Good Morning England appartient à la catégorie de ce qu’il est convenu d’appeler les feel-good movies, autrement dit des films oubliables censés « faire passer un bon moment ». Pour une grande majorité de nos congénères, le cinéma se résume à cela, et ce ne sont que les coupeurs de cheveux en quatre, les professionnels de la critique et autres obsédés de l’analyse qui lui prêtent d’autres desseins, et pas seulement galbés. La question de la valeur cinématographique, de la finesse de la mise en scène, de la qualité du scénario, de la justesse des situations et des dialogues ne se pose tout simplement pas. Un film ne se dissèque pas, ne se commente pas, ne se digère pas: il se regarde, point. Au même titre, peu importe qu’un livre soit bien ou mal écrit du moment qu’il se « lit bien »: le pauvre Oscar Wilde doit se retourner dans sa tombe. Nous sommes dans l’ère du zapping et du jetable culturel, et le public ne veut surtout pas qu’on le bouscule, qu’on le provoque voire, suprême offense, qu’on le fasse réfléchir (le vilain mot est lâché). Il a payé son billet, son paquet de pop-corn pour les mioches et sa canette de soda à l’aspartame et exige de quitter la salle avec le sourire, de retourner à son existence content et surtout inchangé. Le réalisateur et les producteurs de Good Morning England l’ont bien compris et ont suivi une ligne cyniquement simple: répondre aux attentes du grand public, quitte à écœurer aussi bien les cinéphiles que les fans de rock anglais des années soixante.

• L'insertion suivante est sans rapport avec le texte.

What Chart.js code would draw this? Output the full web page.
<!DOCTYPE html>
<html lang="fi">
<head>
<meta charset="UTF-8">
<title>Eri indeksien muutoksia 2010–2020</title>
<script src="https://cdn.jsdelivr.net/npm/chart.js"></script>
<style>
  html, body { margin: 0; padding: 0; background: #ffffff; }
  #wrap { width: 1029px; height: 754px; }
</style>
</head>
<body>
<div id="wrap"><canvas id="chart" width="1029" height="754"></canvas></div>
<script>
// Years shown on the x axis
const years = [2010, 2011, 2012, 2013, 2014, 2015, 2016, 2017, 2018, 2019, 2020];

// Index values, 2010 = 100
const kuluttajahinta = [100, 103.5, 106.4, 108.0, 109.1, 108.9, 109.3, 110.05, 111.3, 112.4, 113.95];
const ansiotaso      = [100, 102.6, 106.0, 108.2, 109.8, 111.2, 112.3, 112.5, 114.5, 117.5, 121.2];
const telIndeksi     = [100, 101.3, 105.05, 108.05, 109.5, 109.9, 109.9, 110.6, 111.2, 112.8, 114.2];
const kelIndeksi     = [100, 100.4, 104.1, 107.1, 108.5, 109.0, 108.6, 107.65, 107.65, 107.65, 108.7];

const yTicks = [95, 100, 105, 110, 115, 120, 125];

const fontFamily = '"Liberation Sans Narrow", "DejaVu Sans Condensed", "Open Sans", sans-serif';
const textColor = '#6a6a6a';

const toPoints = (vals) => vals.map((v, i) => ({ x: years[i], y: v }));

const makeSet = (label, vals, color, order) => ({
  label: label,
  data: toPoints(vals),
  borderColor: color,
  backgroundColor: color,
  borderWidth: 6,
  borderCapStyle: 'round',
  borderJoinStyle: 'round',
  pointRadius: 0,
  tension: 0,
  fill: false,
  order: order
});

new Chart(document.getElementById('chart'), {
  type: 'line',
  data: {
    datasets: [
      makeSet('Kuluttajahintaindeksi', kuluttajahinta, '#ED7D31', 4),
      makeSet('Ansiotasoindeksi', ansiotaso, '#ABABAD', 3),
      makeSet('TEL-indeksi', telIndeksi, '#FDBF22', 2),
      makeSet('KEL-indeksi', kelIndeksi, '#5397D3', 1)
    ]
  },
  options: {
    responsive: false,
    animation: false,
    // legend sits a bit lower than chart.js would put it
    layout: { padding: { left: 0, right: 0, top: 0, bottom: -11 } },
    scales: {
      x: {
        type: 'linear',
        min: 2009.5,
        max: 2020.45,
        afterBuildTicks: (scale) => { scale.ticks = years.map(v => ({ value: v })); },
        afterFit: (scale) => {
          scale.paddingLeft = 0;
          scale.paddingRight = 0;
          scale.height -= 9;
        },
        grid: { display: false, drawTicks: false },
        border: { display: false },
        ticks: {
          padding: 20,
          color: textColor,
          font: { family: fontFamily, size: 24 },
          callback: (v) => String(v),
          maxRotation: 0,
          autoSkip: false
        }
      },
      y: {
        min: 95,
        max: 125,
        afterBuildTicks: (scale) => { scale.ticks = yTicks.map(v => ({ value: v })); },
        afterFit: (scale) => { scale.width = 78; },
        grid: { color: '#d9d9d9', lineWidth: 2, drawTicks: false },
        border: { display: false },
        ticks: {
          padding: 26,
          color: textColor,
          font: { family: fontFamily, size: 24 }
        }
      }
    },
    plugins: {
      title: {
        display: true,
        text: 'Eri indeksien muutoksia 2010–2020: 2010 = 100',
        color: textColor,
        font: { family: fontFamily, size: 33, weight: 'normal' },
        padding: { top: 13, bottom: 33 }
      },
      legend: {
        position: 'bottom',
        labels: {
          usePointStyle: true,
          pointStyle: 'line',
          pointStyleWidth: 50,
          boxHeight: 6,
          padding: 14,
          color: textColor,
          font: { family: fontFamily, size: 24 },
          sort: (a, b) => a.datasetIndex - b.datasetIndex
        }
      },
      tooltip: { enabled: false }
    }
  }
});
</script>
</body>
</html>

Il y avait pourtant matière à faire beaucoup mieux sur le soi-disant thème central du film, à savoir le rôle essentiel que jouèrent les radios pirates (d’où la référence éhontée à Good Morning Vietnam, autrement plus subversif) dans le déferlement de la vague rock dans l’Angleterre des sixties, véritable phénomène socio-culturel dans un pays sclérosé par le conservatisme et le poids de la rigueur morale oui mes phrases sont trop longues. Considérée comme obscène et dangereuse pour la jeunesse par toutes les institutions exerçant une quelconque forme d’autorité et de pouvoir, la musique rock se vit purement et simplement bannie des ondes, et seules quelques irréductibles têtes brûlées prirent le risque d’entrer dans l’illégalité pour émettre depuis la mer. Grâce à ces hors-la-loi d’un genre nouveau, nombre d’adolescents purent découvrir les chansons des Stones ou des Who, un transistor planqué sous l’oreiller, plaisir secret que la transgression rendait plus savoureux encore. Un cinéaste un brin plus talentueux et ambitieux aurait trouvé dans ce sujet en or une source intarissable d’inspiration. Richard Curtis, lui, a réussi le tour de force de signer un film dénué de la moindre bonne idée et de tout intérêt. Chapeau bas.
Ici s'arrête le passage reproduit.